Article

Teaching With Uncertainty

This middle school history teacher uses complexity—and all the uncertainty that comes along with it—as the starting point for his unit on the Middle East. 

 

I’m not old enough to have taught or been a student during the height of the Cold War. I imagine, however, that teaching in our contemporary milieu of political polarization and anxiety about our country’s future and place in the world is quite similar to the paranoia and fear people experienced during the Cold War era. I believe that our students need us to acknowledge that their futures feel unstable and unclear. One way to do that is by teaching them to embrace a certain level of uncertainty and ambiguity in their learning.

I’ve been thinking about this recently as my eighth-grade Global Thinking students have embarked on a unit on the Middle East. My students greet this material with a mixture of curiosity and trepidation. They have an intense desire to understand the world around them and they sense, correctly, that there is more to the story than what is shared in the U.S. media. For them, there is excitement in studying such complex and urgent material, but they also sense our country’s atmosphere of angst and are themselves uneasy. They are scared, but they’re not sure of what; they are curious, but they’re apprehensive about what they don’t know. In this way, they are similar to many Americans who find themselves fearful and angry.  
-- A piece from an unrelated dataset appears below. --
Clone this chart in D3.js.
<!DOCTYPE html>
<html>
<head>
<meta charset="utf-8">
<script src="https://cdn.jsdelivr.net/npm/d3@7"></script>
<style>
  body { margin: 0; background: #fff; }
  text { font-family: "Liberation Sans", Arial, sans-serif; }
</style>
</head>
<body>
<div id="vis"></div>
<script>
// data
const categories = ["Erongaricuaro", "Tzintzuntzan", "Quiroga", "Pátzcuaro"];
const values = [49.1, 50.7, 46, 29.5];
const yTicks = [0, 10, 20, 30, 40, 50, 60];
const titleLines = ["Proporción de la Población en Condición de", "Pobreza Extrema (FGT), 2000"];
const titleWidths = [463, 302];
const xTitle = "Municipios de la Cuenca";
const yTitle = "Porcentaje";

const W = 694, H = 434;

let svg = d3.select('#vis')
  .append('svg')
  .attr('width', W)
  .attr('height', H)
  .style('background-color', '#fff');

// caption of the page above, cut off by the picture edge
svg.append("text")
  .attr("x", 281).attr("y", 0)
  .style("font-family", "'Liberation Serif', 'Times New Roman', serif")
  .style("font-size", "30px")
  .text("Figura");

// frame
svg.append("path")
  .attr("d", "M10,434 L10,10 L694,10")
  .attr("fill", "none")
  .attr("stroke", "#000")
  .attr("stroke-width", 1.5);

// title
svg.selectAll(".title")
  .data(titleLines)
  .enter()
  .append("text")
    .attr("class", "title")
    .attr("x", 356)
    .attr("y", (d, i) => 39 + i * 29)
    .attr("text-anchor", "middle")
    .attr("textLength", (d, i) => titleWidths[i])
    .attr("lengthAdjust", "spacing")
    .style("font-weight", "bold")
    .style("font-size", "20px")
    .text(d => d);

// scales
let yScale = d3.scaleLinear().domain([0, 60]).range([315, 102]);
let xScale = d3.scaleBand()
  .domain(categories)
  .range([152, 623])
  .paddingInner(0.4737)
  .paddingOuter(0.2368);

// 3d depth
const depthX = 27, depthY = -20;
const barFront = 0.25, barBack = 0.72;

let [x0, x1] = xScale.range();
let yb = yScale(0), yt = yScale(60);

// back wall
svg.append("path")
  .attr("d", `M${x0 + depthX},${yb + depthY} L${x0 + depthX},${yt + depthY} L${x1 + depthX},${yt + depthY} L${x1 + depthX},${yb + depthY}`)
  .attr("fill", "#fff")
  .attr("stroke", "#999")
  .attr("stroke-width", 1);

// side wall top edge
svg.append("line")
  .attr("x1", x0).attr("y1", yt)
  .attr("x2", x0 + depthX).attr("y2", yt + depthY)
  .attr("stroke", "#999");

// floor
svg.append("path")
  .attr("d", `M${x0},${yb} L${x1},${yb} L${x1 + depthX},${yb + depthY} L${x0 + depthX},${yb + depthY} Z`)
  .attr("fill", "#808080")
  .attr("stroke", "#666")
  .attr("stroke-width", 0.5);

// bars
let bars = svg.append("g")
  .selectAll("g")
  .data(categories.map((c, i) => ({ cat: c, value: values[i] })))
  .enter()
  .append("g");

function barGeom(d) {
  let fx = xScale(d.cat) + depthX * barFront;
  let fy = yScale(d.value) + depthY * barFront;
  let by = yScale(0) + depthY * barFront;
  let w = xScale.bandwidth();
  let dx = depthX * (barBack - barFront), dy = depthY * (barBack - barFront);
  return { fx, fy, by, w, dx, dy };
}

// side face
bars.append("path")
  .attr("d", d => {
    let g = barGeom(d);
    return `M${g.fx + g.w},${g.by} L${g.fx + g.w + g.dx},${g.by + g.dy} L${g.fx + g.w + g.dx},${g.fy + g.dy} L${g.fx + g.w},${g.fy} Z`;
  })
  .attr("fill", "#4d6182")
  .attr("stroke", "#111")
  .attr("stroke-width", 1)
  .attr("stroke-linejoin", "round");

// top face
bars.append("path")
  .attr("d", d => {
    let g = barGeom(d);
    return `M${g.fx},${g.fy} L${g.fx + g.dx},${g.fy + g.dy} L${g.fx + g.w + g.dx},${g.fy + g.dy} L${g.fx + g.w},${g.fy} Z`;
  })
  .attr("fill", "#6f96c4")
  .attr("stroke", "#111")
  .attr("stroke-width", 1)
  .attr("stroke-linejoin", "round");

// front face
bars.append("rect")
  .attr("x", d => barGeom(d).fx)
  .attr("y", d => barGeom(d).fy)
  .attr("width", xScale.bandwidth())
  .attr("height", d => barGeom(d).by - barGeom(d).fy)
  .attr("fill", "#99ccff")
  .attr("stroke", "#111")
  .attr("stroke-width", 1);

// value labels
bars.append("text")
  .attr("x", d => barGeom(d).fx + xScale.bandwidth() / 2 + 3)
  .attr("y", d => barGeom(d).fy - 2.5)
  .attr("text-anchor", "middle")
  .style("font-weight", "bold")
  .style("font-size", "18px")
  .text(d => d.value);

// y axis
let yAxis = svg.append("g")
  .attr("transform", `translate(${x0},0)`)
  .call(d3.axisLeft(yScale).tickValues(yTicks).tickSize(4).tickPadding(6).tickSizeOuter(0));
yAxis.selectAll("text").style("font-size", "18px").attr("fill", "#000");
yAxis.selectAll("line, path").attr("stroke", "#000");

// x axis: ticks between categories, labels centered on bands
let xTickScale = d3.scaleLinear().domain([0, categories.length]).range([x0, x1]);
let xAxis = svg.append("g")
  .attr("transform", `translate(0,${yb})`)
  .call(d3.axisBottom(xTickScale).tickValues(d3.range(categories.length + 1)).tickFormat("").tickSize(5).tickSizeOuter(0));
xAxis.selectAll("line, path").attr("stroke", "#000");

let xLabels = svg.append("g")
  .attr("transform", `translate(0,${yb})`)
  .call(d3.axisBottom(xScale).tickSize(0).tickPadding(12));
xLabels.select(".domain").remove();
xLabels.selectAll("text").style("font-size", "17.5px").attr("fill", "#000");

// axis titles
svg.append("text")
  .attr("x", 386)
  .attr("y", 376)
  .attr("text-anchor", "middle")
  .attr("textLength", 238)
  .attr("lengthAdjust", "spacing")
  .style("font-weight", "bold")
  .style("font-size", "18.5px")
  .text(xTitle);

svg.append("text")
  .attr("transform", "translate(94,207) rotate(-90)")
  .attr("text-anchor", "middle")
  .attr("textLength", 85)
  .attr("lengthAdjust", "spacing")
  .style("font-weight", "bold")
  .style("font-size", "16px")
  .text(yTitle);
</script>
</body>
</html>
As a history teacher and scholar, I believe that one of the reasons for this profound national anxiety is a lack of information, knowledge and understanding about the world, especially the Middle East. I see evidence of widespread Islamophobia—including the conflation of Islam with the Middle East—as well as evidence that our students and fellow citizens believe gross inaccuracies about the region. And yet as I think about my unit on the Middle East, I also know how challenging it is to understand such a complicated region, where the narratives are intricate, even contradictory at times. Using The Middle East in Transition, a curriculum from The Choices Program at Brown University, as well as supplemental materials from contemporary news sources, I try to provide the broadest possible historical context for current developments. Although the unit proceeds logically and feels like a conventional history unit with timelines, slideshows and discussions, our learning quickly gets complicated. We read articles that directly contradict one another. Our struggles with bias, perspective and narrative are more daunting than usual.

This knottiness scares some teachers away from teaching material like this, but I prefer to take that complexity and make it the starting point for students’ learning. In this blog post, my colleague similarly argued for “accepting, and even welcoming, this ‘messiness’” as an essential part of our course. The message we send to students when we ignore challenging content is much scarier than tackling this content thoughtfully and carefully: Cordoning off areas of the world or lines of inquiry only reinforces students’ perceptions of what matters. Misperception will only fester and calcify if we don’t at least attempt to disrupt it, even if we do it imperfectly. If we only studied what fit neatly into a cohesive narrative, there wouldn’t be much to study in history class!

When I present the unit to students, I am explicit about how hard it will be. I am similarly transparent about my own struggles to develop understanding, and I model for students that the embrace of uncertainty and patience with ambiguity are at the root of authentic scholarship. The unit is framed as an opportunity for them to practice developing comfort with uncertainty. I believe that the lesson of learning with a teacher whose own knowledge is emerging and evolving can inspire students to keep inquiring and learning themselves. As we learn more, we typically have more questions. We teachers may need to lean in and model that fact ourselves. So teach what you’re still learning, be open about your questions and acknowledge uncertainty. Show your students how an unyielding quest for knowledge and understanding is the surest path toward a more tolerant, open-minded world.